WORK TO DO =
Quote the listing in full, exactly as given, minus any pictures.

======== DATASET CONTENT

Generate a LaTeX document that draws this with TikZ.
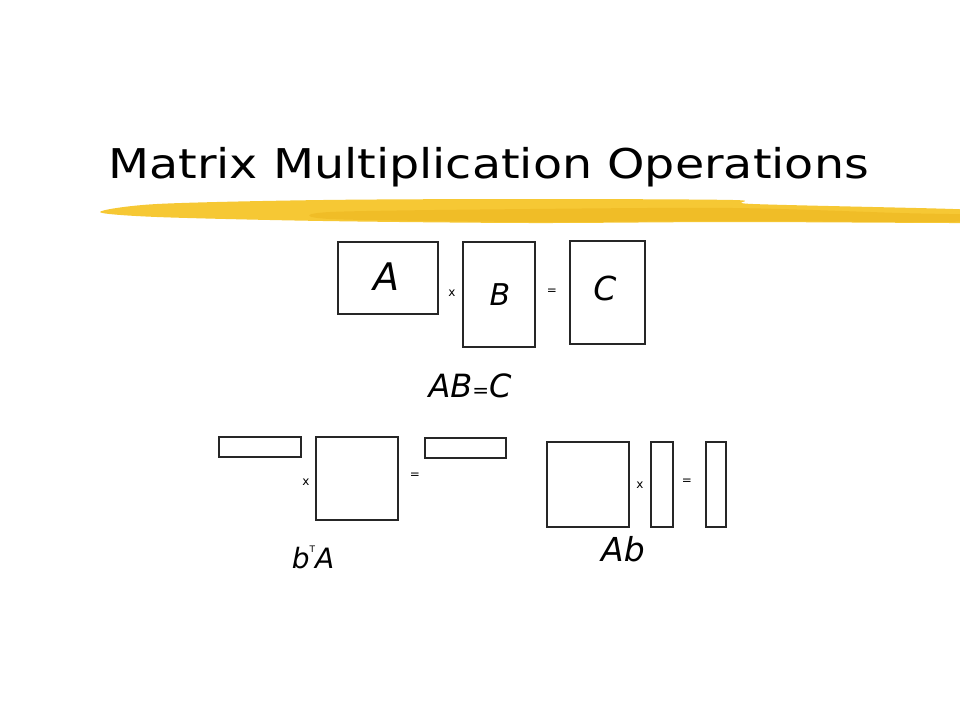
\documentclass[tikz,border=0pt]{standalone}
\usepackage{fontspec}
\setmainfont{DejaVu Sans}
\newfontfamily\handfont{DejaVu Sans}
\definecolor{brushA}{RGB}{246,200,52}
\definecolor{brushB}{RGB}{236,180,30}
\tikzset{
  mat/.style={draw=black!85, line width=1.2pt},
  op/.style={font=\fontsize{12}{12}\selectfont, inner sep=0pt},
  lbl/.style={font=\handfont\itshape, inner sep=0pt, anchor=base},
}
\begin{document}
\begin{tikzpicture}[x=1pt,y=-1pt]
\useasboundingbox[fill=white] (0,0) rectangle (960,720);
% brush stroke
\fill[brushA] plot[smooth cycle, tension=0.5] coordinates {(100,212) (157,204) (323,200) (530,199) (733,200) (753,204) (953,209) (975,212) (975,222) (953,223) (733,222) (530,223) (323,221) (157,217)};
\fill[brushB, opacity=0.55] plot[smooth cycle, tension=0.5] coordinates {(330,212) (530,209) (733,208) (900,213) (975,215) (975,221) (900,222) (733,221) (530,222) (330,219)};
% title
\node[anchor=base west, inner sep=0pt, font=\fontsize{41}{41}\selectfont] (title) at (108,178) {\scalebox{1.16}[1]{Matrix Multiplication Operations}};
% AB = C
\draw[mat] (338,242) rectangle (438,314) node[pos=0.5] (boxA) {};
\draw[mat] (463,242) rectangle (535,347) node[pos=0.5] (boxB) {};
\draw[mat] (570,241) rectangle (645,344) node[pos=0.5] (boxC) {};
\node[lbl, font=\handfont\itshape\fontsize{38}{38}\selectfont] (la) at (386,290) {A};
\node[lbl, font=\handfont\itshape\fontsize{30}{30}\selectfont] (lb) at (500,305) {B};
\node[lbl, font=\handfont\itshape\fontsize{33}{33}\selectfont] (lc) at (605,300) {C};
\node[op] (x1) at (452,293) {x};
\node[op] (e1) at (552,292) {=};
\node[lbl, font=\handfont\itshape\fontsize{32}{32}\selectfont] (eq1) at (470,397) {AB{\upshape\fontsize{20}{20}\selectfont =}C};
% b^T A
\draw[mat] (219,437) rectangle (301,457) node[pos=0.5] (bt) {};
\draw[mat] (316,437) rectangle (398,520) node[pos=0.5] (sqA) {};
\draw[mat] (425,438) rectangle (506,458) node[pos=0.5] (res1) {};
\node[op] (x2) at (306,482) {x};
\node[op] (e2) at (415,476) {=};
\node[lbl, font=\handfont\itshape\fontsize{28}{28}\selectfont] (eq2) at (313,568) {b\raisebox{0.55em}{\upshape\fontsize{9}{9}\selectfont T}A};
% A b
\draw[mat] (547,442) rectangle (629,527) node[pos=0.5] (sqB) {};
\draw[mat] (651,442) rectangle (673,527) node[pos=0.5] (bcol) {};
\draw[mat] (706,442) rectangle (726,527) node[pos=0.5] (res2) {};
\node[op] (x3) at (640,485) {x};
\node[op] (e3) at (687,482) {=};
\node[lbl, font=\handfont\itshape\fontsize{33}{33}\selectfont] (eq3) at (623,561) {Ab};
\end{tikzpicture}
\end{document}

================

FULL RESPONSE =
Generate a LaTeX document that draws this with TikZ.
\documentclass[tikz,border=0pt]{standalone}
\usepackage{fontspec}
\setmainfont{DejaVu Sans}
\newfontfamily\handfont{DejaVu Sans}
\definecolor{brushA}{RGB}{246,200,52}
\definecolor{brushB}{RGB}{236,180,30}
\tikzset{
  mat/.style={draw=black!85, line width=1.2pt},
  op/.style={font=\fontsize{12}{12}\selectfont, inner sep=0pt},
  lbl/.style={font=\handfont\itshape, inner sep=0pt, anchor=base},
}
\begin{document}
\begin{tikzpicture}[x=1pt,y=-1pt]
\useasboundingbox[fill=white] (0,0) rectangle (960,720);
% brush stroke
\fill[brushA] plot[smooth cycle, tension=0.5] coordinates {(100,212) (157,204) (323,200) (530,199) (733,200) (753,204) (953,209) (975,212) (975,222) (953,223) (733,222) (530,223) (323,221) (157,217)};
\fill[brushB, opacity=0.55] plot[smooth cycle, tension=0.5] coordinates {(330,212) (530,209) (733,208) (900,213) (975,215) (975,221) (900,222) (733,221) (530,222) (330,219)};
% title
\node[anchor=base west, inner sep=0pt, font=\fontsize{41}{41}\selectfont] (title) at (108,178) {\scalebox{1.16}[1]{Matrix Multiplication Operations}};
% AB = C
\draw[mat] (338,242) rectangle (438,314) node[pos=0.5] (boxA) {};
\draw[mat] (463,242) rectangle (535,347) node[pos=0.5] (boxB) {};
\draw[mat] (570,241) rectangle (645,344) node[pos=0.5] (boxC) {};
\node[lbl, font=\handfont\itshape\fontsize{38}{38}\selectfont] (la) at (386,290) {A};
\node[lbl, font=\handfont\itshape\fontsize{30}{30}\selectfont] (lb) at (500,305) {B};
\node[lbl, font=\handfont\itshape\fontsize{33}{33}\selectfont] (lc) at (605,300) {C};
\node[op] (x1) at (452,293) {x};
\node[op] (e1) at (552,292) {=};
\node[lbl, font=\handfont\itshape\fontsize{32}{32}\selectfont] (eq1) at (470,397) {AB{\upshape\fontsize{20}{20}\selectfont =}C};
% b^T A
\draw[mat] (219,437) rectangle (301,457) node[pos=0.5] (bt) {};
\draw[mat] (316,437) rectangle (398,520) node[pos=0.5] (sqA) {};
\draw[mat] (425,438) rectangle (506,458) node[pos=0.5] (res1) {};
\node[op] (x2) at (306,482) {x};
\node[op] (e2) at (415,476) {=};
\node[lbl, font=\handfont\itshape\fontsize{28}{28}\selectfont] (eq2) at (313,568) {b\raisebox{0.55em}{\upshape\fontsize{9}{9}\selectfont T}A};
% A b
\draw[mat] (547,442) rectangle (629,527) node[pos=0.5] (sqB) {};
\draw[mat] (651,442) rectangle (673,527) node[pos=0.5] (bcol) {};
\draw[mat] (706,442) rectangle (726,527) node[pos=0.5] (res2) {};
\node[op] (x3) at (640,485) {x};
\node[op] (e3) at (687,482) {=};
\node[lbl, font=\handfont\itshape\fontsize{33}{33}\selectfont] (eq3) at (623,561) {Ab};
\end{tikzpicture}
\end{document}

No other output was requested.